**GIVEN REQUEST:** In the records below, tally every line containing "chart". Report only the total.

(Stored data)
═══
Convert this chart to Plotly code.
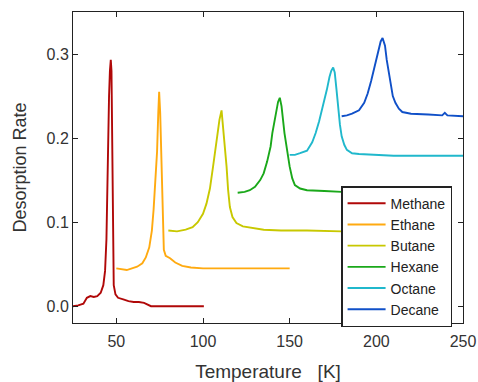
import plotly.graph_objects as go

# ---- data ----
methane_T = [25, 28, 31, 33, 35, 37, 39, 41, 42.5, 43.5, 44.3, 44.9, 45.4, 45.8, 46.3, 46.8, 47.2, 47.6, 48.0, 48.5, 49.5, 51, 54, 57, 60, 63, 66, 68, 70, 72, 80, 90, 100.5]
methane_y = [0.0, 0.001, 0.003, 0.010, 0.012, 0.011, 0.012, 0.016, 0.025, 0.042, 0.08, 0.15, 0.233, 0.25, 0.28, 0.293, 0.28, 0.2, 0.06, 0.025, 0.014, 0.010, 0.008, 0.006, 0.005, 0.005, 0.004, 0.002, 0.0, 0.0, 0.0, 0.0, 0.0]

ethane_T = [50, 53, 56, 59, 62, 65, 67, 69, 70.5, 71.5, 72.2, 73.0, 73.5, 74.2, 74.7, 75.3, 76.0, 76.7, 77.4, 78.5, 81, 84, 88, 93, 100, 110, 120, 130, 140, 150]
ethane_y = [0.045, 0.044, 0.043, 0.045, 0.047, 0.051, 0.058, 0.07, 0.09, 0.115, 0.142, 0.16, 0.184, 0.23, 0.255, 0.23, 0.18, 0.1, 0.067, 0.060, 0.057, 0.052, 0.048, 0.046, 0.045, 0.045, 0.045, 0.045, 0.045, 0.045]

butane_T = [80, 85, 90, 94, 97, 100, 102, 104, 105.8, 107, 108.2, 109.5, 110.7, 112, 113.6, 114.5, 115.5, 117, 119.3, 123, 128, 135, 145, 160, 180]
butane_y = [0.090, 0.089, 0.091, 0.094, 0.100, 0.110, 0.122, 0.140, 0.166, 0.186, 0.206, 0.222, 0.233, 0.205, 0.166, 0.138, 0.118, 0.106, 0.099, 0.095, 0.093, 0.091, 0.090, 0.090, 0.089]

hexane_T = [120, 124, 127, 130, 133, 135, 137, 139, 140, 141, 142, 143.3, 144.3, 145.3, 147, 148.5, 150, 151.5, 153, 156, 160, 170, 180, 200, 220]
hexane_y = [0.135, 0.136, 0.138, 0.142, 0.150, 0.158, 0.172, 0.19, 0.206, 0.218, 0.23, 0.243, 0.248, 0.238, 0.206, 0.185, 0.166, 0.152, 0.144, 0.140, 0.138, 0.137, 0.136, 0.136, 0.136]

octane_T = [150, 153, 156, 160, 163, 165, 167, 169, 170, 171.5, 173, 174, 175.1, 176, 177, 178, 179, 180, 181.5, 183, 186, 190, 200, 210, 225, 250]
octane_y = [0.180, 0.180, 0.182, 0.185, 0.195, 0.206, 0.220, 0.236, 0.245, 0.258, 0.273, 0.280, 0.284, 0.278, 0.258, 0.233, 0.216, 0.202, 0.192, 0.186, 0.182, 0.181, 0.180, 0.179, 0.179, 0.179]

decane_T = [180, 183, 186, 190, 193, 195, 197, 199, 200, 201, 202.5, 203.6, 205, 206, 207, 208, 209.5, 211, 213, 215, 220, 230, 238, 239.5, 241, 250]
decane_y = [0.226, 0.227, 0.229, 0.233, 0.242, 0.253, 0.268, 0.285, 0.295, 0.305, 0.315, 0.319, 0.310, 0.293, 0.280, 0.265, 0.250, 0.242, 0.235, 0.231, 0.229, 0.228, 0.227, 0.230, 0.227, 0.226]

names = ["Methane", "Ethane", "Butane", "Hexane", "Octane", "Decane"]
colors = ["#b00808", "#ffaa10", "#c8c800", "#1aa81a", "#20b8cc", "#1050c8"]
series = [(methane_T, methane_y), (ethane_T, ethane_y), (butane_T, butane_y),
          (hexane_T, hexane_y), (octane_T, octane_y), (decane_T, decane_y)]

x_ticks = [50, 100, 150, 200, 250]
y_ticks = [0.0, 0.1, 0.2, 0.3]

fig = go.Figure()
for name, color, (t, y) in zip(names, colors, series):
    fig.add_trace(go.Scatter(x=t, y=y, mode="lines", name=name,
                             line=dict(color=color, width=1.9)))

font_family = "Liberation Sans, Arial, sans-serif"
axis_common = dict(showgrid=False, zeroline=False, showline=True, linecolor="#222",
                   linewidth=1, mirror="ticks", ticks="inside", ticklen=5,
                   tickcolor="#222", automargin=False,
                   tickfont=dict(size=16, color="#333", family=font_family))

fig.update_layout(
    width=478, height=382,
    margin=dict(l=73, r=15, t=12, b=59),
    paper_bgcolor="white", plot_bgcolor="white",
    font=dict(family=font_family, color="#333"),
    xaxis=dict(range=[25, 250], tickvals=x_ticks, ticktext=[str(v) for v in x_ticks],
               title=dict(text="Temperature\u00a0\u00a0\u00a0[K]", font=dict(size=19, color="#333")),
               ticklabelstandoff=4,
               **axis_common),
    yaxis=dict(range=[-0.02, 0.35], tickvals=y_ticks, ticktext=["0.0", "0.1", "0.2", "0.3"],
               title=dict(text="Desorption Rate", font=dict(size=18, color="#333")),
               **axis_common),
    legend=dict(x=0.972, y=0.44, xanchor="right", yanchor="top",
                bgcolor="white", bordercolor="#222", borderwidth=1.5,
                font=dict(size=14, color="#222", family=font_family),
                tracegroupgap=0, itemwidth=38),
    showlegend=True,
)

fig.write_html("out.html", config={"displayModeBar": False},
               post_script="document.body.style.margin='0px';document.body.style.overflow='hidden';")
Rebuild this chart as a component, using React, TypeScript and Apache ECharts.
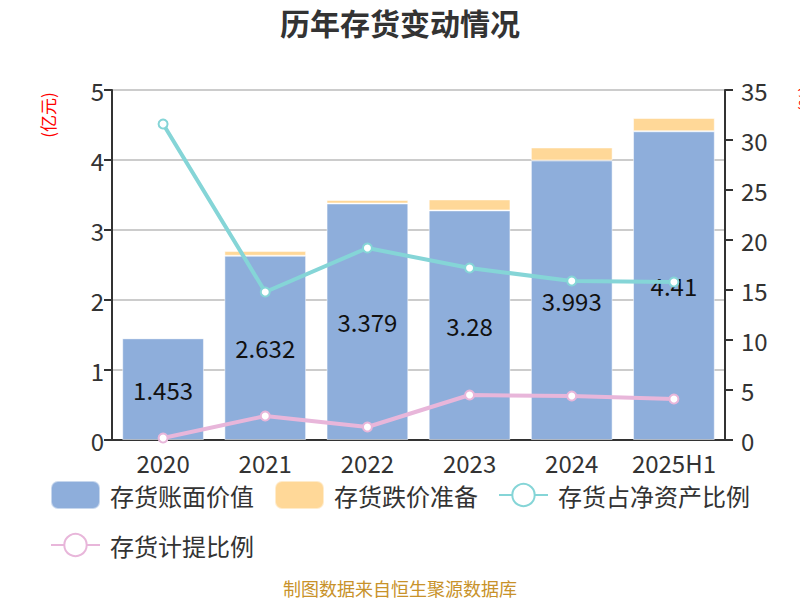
═══
**EXERCISE RESULT:** 2